Revamped Sounders seek improved results

  • By John Boyle Herald Writer
  • Thursday, February 13, 2014 9:13pm
  • SportsSports

RENTON — Brad Evans returned from U.S. national team duty to a very different version of the Seattle Sounders than the one he played for last season.

In his mind, a better version.

And while we won’t know until the season starts next month if a roster overhaul leads to an improved on-field product for the Sounders, one thing is already evident to those who did survive Seattle’s offseason shakeup.

“It was a year that we had to make some changes,” Evans said. “And to be honest with you, it’s a better locker room right now than it was in the past.”

It hardly comes as a surprise that the 2014 Sounders will look significantly different than last year’s. General manager Adrian Hanauer said change was coming shortly after another playoff appearance ended short of an MLS Cup, noting a lack of locker-room cohesion, but it was still hard to envision so much change in one offseason.

Gone are many players who were big contributors last year and in the past, including Eddie Johnson, the team’s leading scorer during the past two seasons; midfielder Mauro Rosales, who holds the team record for assists in a season; starting goalkeeper Michael Gspurning; oft-injured but incredibly talented winger Steve Zakuani; and defenders Jhon Kennedy Hurtado and Patrick Ianni, members of the team dating back to the club’s 2009 inaugural season.

New to the club is a mixture of young players and established MLS veterans like midfielder Marco Pappa, forward Kenny Cooper, defender Chad Marshall and goalkeeper Stefan Frei.

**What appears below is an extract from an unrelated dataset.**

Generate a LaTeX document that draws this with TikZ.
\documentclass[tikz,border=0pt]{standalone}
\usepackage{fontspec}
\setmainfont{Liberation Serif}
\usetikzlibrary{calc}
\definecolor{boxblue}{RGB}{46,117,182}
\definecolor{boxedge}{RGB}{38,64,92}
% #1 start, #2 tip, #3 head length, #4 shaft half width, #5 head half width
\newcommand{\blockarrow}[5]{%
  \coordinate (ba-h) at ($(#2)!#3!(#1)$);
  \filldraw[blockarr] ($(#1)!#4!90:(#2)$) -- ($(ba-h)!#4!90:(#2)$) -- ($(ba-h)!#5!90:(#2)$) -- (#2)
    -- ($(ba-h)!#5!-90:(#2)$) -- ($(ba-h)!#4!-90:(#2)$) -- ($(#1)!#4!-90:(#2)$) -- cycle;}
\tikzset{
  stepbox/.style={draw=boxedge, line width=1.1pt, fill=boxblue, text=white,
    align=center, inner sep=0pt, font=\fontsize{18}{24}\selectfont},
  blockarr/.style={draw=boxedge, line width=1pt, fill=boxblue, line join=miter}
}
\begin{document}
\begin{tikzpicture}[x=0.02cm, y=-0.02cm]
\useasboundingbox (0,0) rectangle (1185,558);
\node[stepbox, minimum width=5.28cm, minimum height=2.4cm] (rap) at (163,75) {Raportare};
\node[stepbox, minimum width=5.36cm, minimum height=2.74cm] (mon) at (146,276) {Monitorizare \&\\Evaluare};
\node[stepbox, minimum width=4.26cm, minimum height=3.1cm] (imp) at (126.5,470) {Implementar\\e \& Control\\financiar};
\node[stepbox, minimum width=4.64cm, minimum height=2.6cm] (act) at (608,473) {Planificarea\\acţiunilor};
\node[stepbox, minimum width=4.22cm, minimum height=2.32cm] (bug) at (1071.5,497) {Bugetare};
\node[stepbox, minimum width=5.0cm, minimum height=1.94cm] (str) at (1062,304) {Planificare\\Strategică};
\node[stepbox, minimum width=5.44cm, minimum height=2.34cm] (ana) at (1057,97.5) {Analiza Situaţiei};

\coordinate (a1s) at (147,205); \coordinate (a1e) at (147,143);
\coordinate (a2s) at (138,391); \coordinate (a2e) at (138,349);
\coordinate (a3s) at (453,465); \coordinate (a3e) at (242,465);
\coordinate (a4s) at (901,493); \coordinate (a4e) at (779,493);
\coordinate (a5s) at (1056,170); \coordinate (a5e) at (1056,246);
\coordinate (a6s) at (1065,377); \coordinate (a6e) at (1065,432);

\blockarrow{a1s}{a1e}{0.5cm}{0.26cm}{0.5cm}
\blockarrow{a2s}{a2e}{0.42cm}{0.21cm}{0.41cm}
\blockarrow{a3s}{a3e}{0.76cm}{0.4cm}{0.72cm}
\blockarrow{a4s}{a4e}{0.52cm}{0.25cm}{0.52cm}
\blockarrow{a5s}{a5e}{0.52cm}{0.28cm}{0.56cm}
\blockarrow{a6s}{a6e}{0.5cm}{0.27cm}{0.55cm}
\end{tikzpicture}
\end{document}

They, along with returning core players like Evans, Osvaldo Alonso and Clint Dempsey, will try to help Seattle make the leap from perennial playoff team to champion.

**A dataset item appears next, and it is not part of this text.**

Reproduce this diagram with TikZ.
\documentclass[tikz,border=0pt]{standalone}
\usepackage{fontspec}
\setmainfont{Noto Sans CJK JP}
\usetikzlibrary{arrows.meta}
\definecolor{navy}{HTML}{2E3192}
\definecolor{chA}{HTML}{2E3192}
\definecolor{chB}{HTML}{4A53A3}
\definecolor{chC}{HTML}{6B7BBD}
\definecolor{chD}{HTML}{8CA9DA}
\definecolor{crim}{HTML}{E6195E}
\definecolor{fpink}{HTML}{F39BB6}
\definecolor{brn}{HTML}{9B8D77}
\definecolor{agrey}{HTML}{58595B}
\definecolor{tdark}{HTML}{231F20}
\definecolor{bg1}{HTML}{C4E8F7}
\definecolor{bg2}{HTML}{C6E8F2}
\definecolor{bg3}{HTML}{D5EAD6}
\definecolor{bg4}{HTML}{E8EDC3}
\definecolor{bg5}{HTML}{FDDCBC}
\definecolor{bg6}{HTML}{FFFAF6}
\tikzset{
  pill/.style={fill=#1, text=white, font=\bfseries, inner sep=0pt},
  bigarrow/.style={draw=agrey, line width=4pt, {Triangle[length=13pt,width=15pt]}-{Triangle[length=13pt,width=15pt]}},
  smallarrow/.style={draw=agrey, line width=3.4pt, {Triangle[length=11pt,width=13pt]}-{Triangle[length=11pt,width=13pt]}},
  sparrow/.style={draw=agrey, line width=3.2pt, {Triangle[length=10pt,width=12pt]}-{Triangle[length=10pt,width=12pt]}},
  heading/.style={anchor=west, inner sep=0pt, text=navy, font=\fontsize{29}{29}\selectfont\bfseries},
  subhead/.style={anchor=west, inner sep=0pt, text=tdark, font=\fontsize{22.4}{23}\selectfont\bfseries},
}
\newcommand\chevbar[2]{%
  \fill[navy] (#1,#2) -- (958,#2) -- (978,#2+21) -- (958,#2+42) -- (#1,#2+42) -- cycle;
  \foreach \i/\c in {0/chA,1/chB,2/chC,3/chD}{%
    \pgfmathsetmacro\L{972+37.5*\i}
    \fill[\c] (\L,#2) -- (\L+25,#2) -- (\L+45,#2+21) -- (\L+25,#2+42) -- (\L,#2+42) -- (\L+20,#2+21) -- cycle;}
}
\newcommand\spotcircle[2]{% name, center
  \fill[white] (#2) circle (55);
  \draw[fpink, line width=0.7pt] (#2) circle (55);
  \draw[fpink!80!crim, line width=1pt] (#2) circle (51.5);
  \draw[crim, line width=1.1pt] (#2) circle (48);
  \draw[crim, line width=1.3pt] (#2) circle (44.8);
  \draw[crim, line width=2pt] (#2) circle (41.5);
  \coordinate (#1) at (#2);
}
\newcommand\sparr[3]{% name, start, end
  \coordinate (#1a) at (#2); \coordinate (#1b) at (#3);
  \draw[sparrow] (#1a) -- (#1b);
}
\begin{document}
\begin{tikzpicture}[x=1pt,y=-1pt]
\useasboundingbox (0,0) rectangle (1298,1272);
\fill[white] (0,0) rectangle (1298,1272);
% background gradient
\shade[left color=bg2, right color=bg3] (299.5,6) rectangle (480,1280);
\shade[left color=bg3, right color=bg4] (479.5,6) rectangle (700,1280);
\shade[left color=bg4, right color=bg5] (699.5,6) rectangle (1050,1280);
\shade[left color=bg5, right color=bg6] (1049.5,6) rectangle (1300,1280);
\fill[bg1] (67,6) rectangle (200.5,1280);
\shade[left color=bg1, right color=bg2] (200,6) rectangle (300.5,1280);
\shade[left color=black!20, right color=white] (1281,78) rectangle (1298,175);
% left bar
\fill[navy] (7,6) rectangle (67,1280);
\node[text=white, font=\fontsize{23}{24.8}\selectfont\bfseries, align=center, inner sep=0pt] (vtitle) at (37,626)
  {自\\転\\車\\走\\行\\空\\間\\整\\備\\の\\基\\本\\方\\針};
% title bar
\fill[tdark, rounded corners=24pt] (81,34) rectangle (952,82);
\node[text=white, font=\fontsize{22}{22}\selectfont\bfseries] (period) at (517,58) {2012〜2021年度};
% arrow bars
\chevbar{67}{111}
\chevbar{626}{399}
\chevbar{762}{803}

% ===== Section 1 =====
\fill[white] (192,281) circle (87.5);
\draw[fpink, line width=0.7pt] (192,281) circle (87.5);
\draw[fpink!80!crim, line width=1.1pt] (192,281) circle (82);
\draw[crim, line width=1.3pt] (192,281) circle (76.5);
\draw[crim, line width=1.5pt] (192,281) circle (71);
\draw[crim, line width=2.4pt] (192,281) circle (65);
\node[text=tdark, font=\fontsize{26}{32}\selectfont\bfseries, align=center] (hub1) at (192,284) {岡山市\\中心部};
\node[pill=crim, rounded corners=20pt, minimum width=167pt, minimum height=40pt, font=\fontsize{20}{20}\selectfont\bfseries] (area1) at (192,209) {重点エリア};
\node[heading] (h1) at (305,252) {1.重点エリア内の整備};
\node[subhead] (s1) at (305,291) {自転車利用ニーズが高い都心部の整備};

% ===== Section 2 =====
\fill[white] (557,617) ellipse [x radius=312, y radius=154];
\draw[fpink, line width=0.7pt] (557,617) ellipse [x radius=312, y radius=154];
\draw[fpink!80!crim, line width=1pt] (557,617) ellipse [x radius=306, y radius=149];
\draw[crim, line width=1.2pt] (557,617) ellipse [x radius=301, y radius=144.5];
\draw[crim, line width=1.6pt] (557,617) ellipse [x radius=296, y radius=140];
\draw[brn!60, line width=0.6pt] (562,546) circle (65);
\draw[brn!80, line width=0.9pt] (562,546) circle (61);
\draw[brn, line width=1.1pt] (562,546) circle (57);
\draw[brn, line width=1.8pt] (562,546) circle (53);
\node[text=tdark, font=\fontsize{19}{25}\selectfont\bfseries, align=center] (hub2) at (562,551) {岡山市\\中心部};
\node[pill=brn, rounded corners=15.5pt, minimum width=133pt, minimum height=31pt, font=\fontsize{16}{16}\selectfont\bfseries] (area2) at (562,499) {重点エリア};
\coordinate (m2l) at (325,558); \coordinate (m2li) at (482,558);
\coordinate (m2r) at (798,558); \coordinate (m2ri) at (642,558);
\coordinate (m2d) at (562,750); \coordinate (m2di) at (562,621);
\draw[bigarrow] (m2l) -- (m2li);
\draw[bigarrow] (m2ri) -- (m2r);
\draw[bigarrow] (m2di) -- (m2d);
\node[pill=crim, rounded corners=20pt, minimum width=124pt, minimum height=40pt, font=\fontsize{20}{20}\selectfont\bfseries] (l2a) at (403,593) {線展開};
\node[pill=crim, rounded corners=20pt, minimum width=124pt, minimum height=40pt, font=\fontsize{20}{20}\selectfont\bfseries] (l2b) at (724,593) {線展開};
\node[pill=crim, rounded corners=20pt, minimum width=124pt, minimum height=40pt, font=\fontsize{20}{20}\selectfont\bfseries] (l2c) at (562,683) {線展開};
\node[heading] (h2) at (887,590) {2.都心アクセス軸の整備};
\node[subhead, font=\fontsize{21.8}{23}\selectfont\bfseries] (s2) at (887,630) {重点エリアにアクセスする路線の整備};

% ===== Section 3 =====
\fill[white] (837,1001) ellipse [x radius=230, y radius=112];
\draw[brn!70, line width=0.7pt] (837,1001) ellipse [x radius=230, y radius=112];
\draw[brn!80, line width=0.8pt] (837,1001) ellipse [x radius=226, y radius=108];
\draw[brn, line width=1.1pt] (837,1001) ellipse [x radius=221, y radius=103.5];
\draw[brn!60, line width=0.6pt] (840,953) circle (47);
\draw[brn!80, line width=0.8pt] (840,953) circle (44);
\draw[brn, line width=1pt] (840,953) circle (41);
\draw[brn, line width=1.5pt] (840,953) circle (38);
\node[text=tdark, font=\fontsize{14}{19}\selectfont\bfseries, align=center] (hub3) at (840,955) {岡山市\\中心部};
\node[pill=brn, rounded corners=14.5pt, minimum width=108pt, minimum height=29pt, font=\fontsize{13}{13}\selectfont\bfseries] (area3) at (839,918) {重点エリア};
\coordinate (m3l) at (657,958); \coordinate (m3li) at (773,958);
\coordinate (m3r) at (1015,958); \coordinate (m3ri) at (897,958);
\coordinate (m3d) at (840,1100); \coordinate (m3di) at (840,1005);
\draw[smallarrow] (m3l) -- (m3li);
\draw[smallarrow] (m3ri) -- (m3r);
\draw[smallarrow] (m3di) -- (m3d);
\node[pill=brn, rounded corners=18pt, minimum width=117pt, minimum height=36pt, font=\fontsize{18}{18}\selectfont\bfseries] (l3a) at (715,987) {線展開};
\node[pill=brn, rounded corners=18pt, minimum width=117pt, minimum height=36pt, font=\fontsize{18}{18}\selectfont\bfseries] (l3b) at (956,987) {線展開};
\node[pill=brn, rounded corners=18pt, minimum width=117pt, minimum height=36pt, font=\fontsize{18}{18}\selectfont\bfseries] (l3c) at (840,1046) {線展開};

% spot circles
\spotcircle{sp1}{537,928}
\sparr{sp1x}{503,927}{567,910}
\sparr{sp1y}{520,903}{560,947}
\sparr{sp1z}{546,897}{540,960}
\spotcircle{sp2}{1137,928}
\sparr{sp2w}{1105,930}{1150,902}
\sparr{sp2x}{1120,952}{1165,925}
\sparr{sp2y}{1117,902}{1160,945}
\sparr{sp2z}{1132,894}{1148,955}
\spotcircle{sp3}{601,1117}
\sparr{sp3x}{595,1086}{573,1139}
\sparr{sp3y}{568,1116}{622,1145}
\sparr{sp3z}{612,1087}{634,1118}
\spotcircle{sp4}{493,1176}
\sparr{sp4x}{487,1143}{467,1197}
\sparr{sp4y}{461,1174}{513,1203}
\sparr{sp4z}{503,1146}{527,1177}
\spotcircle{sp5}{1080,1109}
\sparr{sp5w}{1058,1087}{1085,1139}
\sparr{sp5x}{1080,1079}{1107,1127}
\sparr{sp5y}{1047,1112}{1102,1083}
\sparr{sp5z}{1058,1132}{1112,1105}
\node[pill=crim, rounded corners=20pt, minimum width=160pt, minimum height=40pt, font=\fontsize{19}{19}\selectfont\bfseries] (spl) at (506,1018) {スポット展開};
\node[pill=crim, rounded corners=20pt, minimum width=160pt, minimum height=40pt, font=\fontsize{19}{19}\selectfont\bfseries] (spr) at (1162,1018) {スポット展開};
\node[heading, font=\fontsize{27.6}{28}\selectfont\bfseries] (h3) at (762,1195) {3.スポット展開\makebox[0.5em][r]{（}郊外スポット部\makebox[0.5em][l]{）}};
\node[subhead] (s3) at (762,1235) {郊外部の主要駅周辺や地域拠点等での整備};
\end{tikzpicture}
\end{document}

“To be honest, it was time,” Evans said of the roster shakeup. “Every couple years a team is always going to have to go through changes to grow. You get a certain amount of time with a certain group of players, and if you don’t win, you have to change it. Most of time it’s going to be your star players that you try and change and bring them in with other well-known players around the league. That’s just the nature of the game and that’s the business part of it. So it kind of it what it is, and we did lose some big names, and some very good players, but I think we’ve also brought in some great players as well to fill in the shoes. I think the group is a little bit stronger.”

The Sounders lost a lot of talent, but believe the players they added and the improved chemistry can lead to better overall results, though they know a better locker room is only part of the equation.

“That doesn’t always guarantee results, but it might push us through those tough times throughout the season where we might find ourselves in a little bit of a rut, and maybe instead of seven, eight games where we’re kind of commiserating, we find ourselves lifted after two or three games or something like that,” Evans said. “It’s just a little bit different, it’s a little bit different attitude around here, and we hope that that translates into good results.”

Of course the true test of a team’s chemistry comes when times are tough, something that isn’t going to happen during February preseason training. But for now, while the new-look Sounders prepare for their sixth season in Major League Soccer, change appears to be producing positive results.

“I think everybody is just coming out to practice every day and working hard,” Sounders coach Sigi Schmid said after his team returned to practice at Seahawks headquarters following three weeks of training in Arizona. “There was good spirit in practice. There was good intensity. Everybody’s pulling for each other, everybody’s pushing for each other, and that’s the important thing from our team standpoint.”

Schmid noted that the mix of new players out to prove themselves and returning players motivated to improve on last year’s disappointing finish has created a good balance at practice.

“They’ve raised the level of competition,” he said. “I think the level of competition has been raised in training on a daily basis because of the personalities that we have in terms of where they’re at in their career.”